The UK's largest insurer, Norwich Union, announced yesterday it was axing another 4,000 UK jobs, taking the total number of cuts over the past three years to more than 10,000.

Up to 1,000 of the jobs will be relocated to India, where the company already employs about 5,500 people. A further 500 are going after the decision to outsource IT roles to a third party. However, the group said the rest had been lost at the hands of enhanced technology and changing distribution patterns.

The cuts are to generate savings of some £250m a year by the end of 2008, and will cost the business a one-off charge of about £250m to implement.

Patrick Snowball, Norwich Union's executive chairman, said the cuts were being made across the business - from its back office and customer services to its IT department. However, he stressed the group had been careful not to cut back on customer services in its life division.

"The area we are protecting very carefully is life services," he said. "We had some problems there last year, and we've now got the levels of service back up to where we want, and we don't want to jeopardise that."

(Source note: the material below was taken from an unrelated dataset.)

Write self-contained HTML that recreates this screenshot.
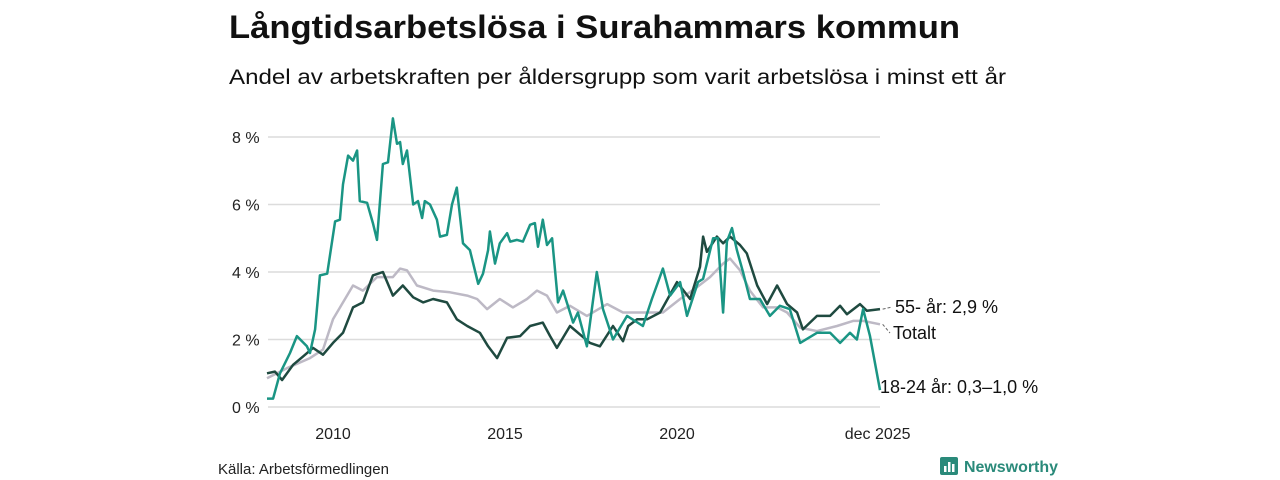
<!DOCTYPE html>
<html><head><meta charset="utf-8"><style>
html,body{margin:0;padding:0;background:#fff;}
svg{display:block;font-family:"Liberation Sans","DejaVu Sans",sans-serif;}
</style></head><body>
<svg id="chart" width="1280" height="480" viewBox="0 0 1280 480">
<text x="229" y="38" font-size="32" font-weight="bold" fill="#111" textLength="731" lengthAdjust="spacingAndGlyphs">Långtidsarbetslösa i Surahammars kommun</text>
<text x="229" y="84" font-size="21" fill="#111" textLength="777" lengthAdjust="spacingAndGlyphs">Andel av arbetskraften per åldersgrupp som varit arbetslösa i minst ett år</text>
<g id="grid"></g>
<g id="yticks"></g>
<g id="xticks"></g>
<g id="series"></g>
<g id="labels"></g>
<text x="218" y="474" font-size="15" fill="#222">Källa: Arbetsförmedlingen</text>
<g>
<rect x="940" y="457" width="18" height="18" rx="2" fill="#2a8a7a"/>
<rect x="944" y="466" width="2.5" height="6" fill="#fff"/><rect x="948" y="462" width="2.5" height="10" fill="#fff"/><rect x="952" y="464" width="2.5" height="8" fill="#fff"/>
<text x="964" y="472" font-size="16" font-weight="bold" fill="#2a8a7a" textLength="94" lengthAdjust="spacingAndGlyphs">Newsworthy</text>
</g>
</svg>
<script>
const yTicks=[0,2,4,6,8];
const yTickLabels=["0 %","2 %","4 %","6 %","8 %"];
const xTicks=[2010,2015,2020,2025.92];
const xTickLabels=["2010","2015","2020","dec 2025"];
const youthDates=[2008.08,2008.26,2008.46,2008.75,2008.95,2009.24,2009.33,2009.48,2009.62,2009.83,2010.06,2010.2,2010.29,2010.44,2010.58,2010.7,2010.78,2010.99,2011.16,2011.28,2011.45,2011.6,2011.74,2011.86,2011.95,2012.03,2012.15,2012.33,2012.47,2012.59,2012.67,2012.82,2013.02,2013.11,2013.31,2013.46,2013.6,2013.78,2013.98,2014.22,2014.36,2014.51,2014.56,2014.71,2014.85,2015.06,2015.15,2015.35,2015.52,2015.73,2015.87,2015.96,2016.1,2016.22,2016.37,2016.54,2016.69,2016.89,2016.98,2017.12,2017.38,2017.67,2017.85,2018.14,2018.55,2019.01,2019.27,2019.59,2019.8,2020.09,2020.29,2020.61,2020.76,2021.05,2021.19,2021.34,2021.45,2021.6,2021.74,2021.92,2022.12,2022.41,2022.7,2022.99,2023.28,2023.58,2024.07,2024.45,2024.74,2025.03,2025.23,2025.41,2025.61,2025.9];
const youthValues=[0.25,0.25,1.0,1.6,2.1,1.8,1.6,2.3,3.9,3.95,5.5,5.55,6.6,7.45,7.3,7.6,6.1,6.05,5.45,4.95,7.2,7.25,8.55,7.8,7.85,7.2,7.6,6.0,6.1,5.6,6.1,6.0,5.55,5.05,5.1,6.0,6.5,4.85,4.65,3.65,3.95,4.65,5.2,4.25,4.85,5.15,4.9,4.95,4.9,5.4,5.45,4.75,5.55,4.8,5.0,3.1,3.45,2.8,2.5,2.8,1.8,4.0,2.9,2.0,2.7,2.4,3.2,4.1,3.3,3.7,2.7,3.7,3.8,5.0,5.0,2.8,4.9,5.3,4.65,4.0,3.2,3.2,2.7,3.0,2.9,1.9,2.2,2.2,1.9,2.2,2.0,2.9,2.1,0.5];
const olderDates=[2008.08,2008.31,2008.52,2008.84,2009.13,2009.42,2009.71,2010,2010.29,2010.58,2010.87,2011.16,2011.45,2011.74,2012.03,2012.33,2012.62,2012.91,2013.31,2013.6,2013.9,2014.27,2014.51,2014.77,2015.06,2015.44,2015.73,2016.1,2016.31,2016.51,2016.89,2017.47,2017.76,2018.14,2018.43,2018.58,2018.84,2019.13,2019.51,2020,2020.38,2020.67,2020.76,2020.87,2021.16,2021.34,2021.54,2021.83,2022.03,2022.33,2022.62,2022.91,2023.2,2023.49,2023.66,2024.07,2024.45,2024.74,2024.94,2025.32,2025.52,2025.9];
const olderValues=[1.0,1.05,0.8,1.25,1.5,1.75,1.55,1.9,2.2,2.95,3.1,3.9,4.0,3.3,3.6,3.25,3.1,3.2,3.1,2.6,2.4,2.2,1.8,1.45,2.05,2.1,2.4,2.5,2.1,1.75,2.4,1.9,1.8,2.4,1.95,2.4,2.6,2.6,2.8,3.7,3.2,4.15,5.05,4.6,5.05,4.85,5.05,4.8,4.55,3.6,3.05,3.6,3.05,2.8,2.3,2.7,2.7,3.0,2.75,3.05,2.85,2.9];
const totalDates=[2008.08,2008.66,2009.33,2009.71,2010,2010.29,2010.58,2010.87,2011.28,2011.74,2011.95,2012.15,2012.44,2012.91,2013.4,2013.9,2014.19,2014.48,2014.85,2015.23,2015.64,2015.93,2016.22,2016.51,2016.89,2017.38,2017.97,2018.43,2019.01,2019.59,2020.09,2020.58,2020.96,2021.34,2021.54,2021.83,2022.12,2022.5,2022.91,2023.2,2023.58,2024.07,2024.65,2025.12,2025.41,2025.9];
const totalValues=[0.85,1.15,1.45,1.7,2.6,3.1,3.6,3.45,3.85,3.85,4.1,4.05,3.6,3.45,3.4,3.3,3.2,2.9,3.2,2.95,3.2,3.45,3.3,2.8,3.0,2.7,3.05,2.8,2.8,2.8,3.2,3.55,3.85,4.25,4.4,4.05,3.45,2.95,2.95,2.8,2.35,2.25,2.4,2.55,2.55,2.45];

const NS="http://www.w3.org/2000/svg";
function xS(t){return 333+(t-2010)*34.4;}
function yS(v){return 407-v*33.75;}
function mk(tag,attrs,parent){const e=document.createElementNS(NS,tag);for(const k in attrs)e.setAttribute(k,attrs[k]);parent.appendChild(e);return e;}
const grid=document.getElementById('grid'),yt=document.getElementById('yticks'),xt=document.getElementById('xticks'),ser=document.getElementById('series'),lab=document.getElementById('labels');
yTicks.forEach((v,i)=>{
  const l=mk('line',{x1:268,x2:880,y1:yS(v),y2:yS(v),stroke:'#dcdcdc','stroke-width':1.5},grid);
  
  
  const t=mk('text',{x:232,y:yS(v)+6,'font-size':16,fill:'#222'},yt);
  t.textContent=yTickLabels[i];
  
  
});
xTicks.forEach((v,i)=>{
  const t=mk('text',{x:xS(v),y:439,'font-size':16,fill:'#222','text-anchor':i===3?'middle':'middle'},xt);
  if(i===3)t.setAttribute('x',xS(v)-3);
  t.textContent=xTickLabels[i];
  
  
});
function line(d,v,color,w,name){
  const p=mk('path',{d:d.map((t,i)=>(i?'L':'M')+xS(t).toFixed(1)+','+yS(v[i]).toFixed(1)).join(''),fill:'none',stroke:color,'stroke-width':w,'stroke-linejoin':'round'},ser);
  
  
}
line(totalDates,totalValues,'#bdb9c5',2.5,'line-totalt');
line(olderDates,olderValues,'#1f4a40',2.5,'line-55-ar');
line(youthDates,youthValues,'#1a9584',2.5,'line-18-24-ar');
function label(txt,x,y,lx,ly,name){
  const c=mk('path',{d:'M'+lx+','+ly+' L'+(x-3)+','+(y-6),stroke:'#666','stroke-width':1,'stroke-dasharray':'3,2',fill:'none'},lab);
  
  
  const t=mk('text',{x:x,y:y,'font-size':18,fill:'#111'},lab);
  t.textContent=txt;
  
  
}
label('55- år: 2,9 %',895,313,xS(2025.92)+2,yS(olderValues[olderValues.length-1]),'label-55-ar');
label('Totalt',893,339,xS(2025.92)+2,yS(totalValues[totalValues.length-1]),'label-totalt');
const t3=mk('text',{x:880,y:393,'font-size':18,fill:'#111'},lab);
t3.textContent='18-24 år: 0,3–1,0 %';


</script>
</body></html>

Mr Snowball conceded that up to 50 per cent of the job cuts would be compulsory redundancies but said the group was keen to secure as many of the cuts as possible through voluntary redundancies and natural turnover. He said employees would be offered other jobs within the business where possible.

The unions, which were briefed on the cuts only on Wednesday night and yesterday morning, reacted angrily to the news. David Fleming, Amicus's national officer said: "This is absolutely brutal, and compulsory job cuts and offshoring will not be accepted by us or our members.

"This is a betrayal of Norwich Union's long-serving workforce who have woken up to news in the media this morning that their jobs are going, rather than hear it from their employer. The fact that they are offshoring half of the work and subcontracting some of that will have service implications for customers as well as staff. They are treating their staff with contempt and clearly have more regard for their shareholder profits than their UK workforce."

Mr Snowball said while cutting jobs was always difficult, it was crucial to ensure the ongoing stability and growth of the business. "It's important to remember that 5 per cent of our staff have been affected, but these cuts will reinforce the strength of the rest of the company to employ the other 95 per cent," he said.

Norwich Union is owned by Aviva, whose shares rose 1.5p to 770.5p on the back of yesterday's news, valuing the company at £18.6bn.